======== RAW DATA ========

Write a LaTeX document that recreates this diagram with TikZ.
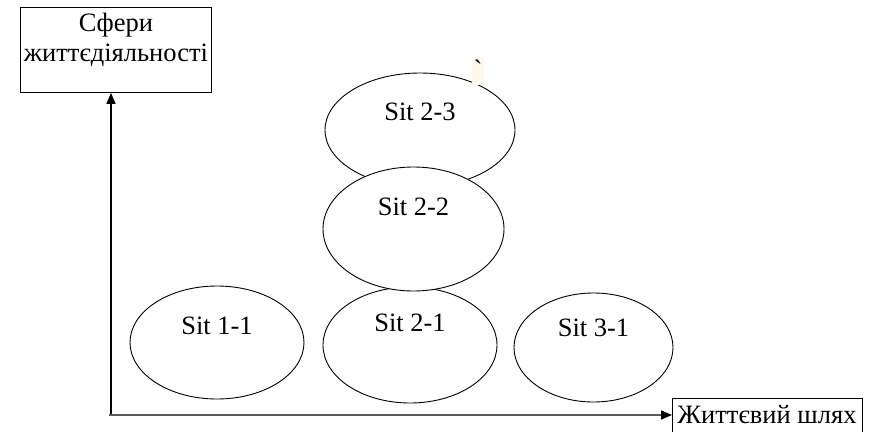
\documentclass[tikz,border=0pt]{standalone}
\usepackage{fontspec}
\setmainfont{Liberation Serif}
\usepackage{tikz}
\usetikzlibrary{ arrows.meta,      % For triangle tips
                 positioning,      % For easy node-relative placements
                 shapes.geometric, % For ellipse
               }

\tikzset{
  sit/.style={ellipse, draw, fill=white, inner sep=0pt, line width=0.9pt},
  sittext/.style={font=\fontsize{26.5}{30}\selectfont, inner sep=0pt},
  axisbox/.style={draw, line width=0.9pt, inner sep=0pt},
  axisline/.style={line width=1.6pt, -{Triangle[length=11pt,width=9pt,color=black]}},
}

\begin{document}
\begin{tikzpicture}[x=1pt, y=-1pt, font=\fontsize{26.5}{30}\selectfont]
    \useasboundingbox (0,0) rectangle (870,431);
    % axis boxes
    \node[axisbox, minimum width=191pt, minimum height=85pt, anchor=north west] (spheres) at (20,7) {};
    \node[sittext, align=center, below=6pt of spheres.north] (spherestext) {Сфери\\життєдіяльності};
    \node[axisbox, minimum width=190pt, minimum height=40pt, anchor=north west] (lifepath) at (672,398) {};
    \node[sittext] (lifetext) at (767,415) {Життєвий шлях};
    % situations
    \node[sit, minimum width=190pt, minimum height=114pt, label={[sittext, yshift=18pt]center:Sit 2-3}] (s23) at (420,130) {};
    \node[sit, minimum width=174pt, minimum height=116pt, label={[sittext, yshift=22pt]center:Sit 2-1}] (s21) at (410,345) {};
    \node[sit, minimum width=181pt, minimum height=124pt, label={[sittext, yshift=22pt]center:Sit 2-2}] (s22) at (413.5,229) {};
    \node[sit, minimum width=174pt, minimum height=113pt, label={[sittext, yshift=17pt]center:Sit 1-1}] (s11) at (217,342.5) {};
    \node[sit, minimum width=159pt, minimum height=109pt, label={[sittext, yshift=20pt]center:Sit 3-1}] (s31) at (593.5,347.5) {};
    % stray mark
    \node[fill={rgb,255:red,253;green,248;blue,236}, minimum width=12pt, minimum height=28pt, inner sep=0pt] (mark) at (478,71) {};
    \node[sittext, yshift=2pt] (marktext) at (mark) {\textasciigrave};
    % axes
    \coordinate (origin) at (111,415);
    \draw[axisline, draw=black] (origin) -- (spheres.south -| origin);
    \draw[axisline, draw={rgb,255:red,90;green,90;blue,90}] (109,415) -- (lifepath.west |- origin);
\end{tikzpicture}
\end{document}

========

Omit every picture, then repeat the remaining data exactly as it appears above.

Write a LaTeX document that recreates this diagram with TikZ.
\documentclass[tikz,border=0pt]{standalone}
\usepackage{fontspec}
\setmainfont{Liberation Serif}
\usepackage{tikz}
\usetikzlibrary{ arrows.meta,      % For triangle tips
                 positioning,      % For easy node-relative placements
                 shapes.geometric, % For ellipse
               }

\tikzset{
  sit/.style={ellipse, draw, fill=white, inner sep=0pt, line width=0.9pt},
  sittext/.style={font=\fontsize{26.5}{30}\selectfont, inner sep=0pt},
  axisbox/.style={draw, line width=0.9pt, inner sep=0pt},
  axisline/.style={line width=1.6pt, -{Triangle[length=11pt,width=9pt,color=black]}},
}

\begin{document}
\begin{tikzpicture}[x=1pt, y=-1pt, font=\fontsize{26.5}{30}\selectfont]
    \useasboundingbox (0,0) rectangle (870,431);
    % axis boxes
    \node[axisbox, minimum width=191pt, minimum height=85pt, anchor=north west] (spheres) at (20,7) {};
    \node[sittext, align=center, below=6pt of spheres.north] (spherestext) {Сфери\\життєдіяльності};
    \node[axisbox, minimum width=190pt, minimum height=40pt, anchor=north west] (lifepath) at (672,398) {};
    \node[sittext] (lifetext) at (767,415) {Життєвий шлях};
    % situations
    \node[sit, minimum width=190pt, minimum height=114pt, label={[sittext, yshift=18pt]center:Sit 2-3}] (s23) at (420,130) {};
    \node[sit, minimum width=174pt, minimum height=116pt, label={[sittext, yshift=22pt]center:Sit 2-1}] (s21) at (410,345) {};
    \node[sit, minimum width=181pt, minimum height=124pt, label={[sittext, yshift=22pt]center:Sit 2-2}] (s22) at (413.5,229) {};
    \node[sit, minimum width=174pt, minimum height=113pt, label={[sittext, yshift=17pt]center:Sit 1-1}] (s11) at (217,342.5) {};
    \node[sit, minimum width=159pt, minimum height=109pt, label={[sittext, yshift=20pt]center:Sit 3-1}] (s31) at (593.5,347.5) {};
    % stray mark
    \node[fill={rgb,255:red,253;green,248;blue,236}, minimum width=12pt, minimum height=28pt, inner sep=0pt] (mark) at (478,71) {};
    \node[sittext, yshift=2pt] (marktext) at (mark) {\textasciigrave};
    % axes
    \coordinate (origin) at (111,415);
    \draw[axisline, draw=black] (origin) -- (spheres.south -| origin);
    \draw[axisline, draw={rgb,255:red,90;green,90;blue,90}] (109,415) -- (lifepath.west |- origin);
\end{tikzpicture}
\end{document}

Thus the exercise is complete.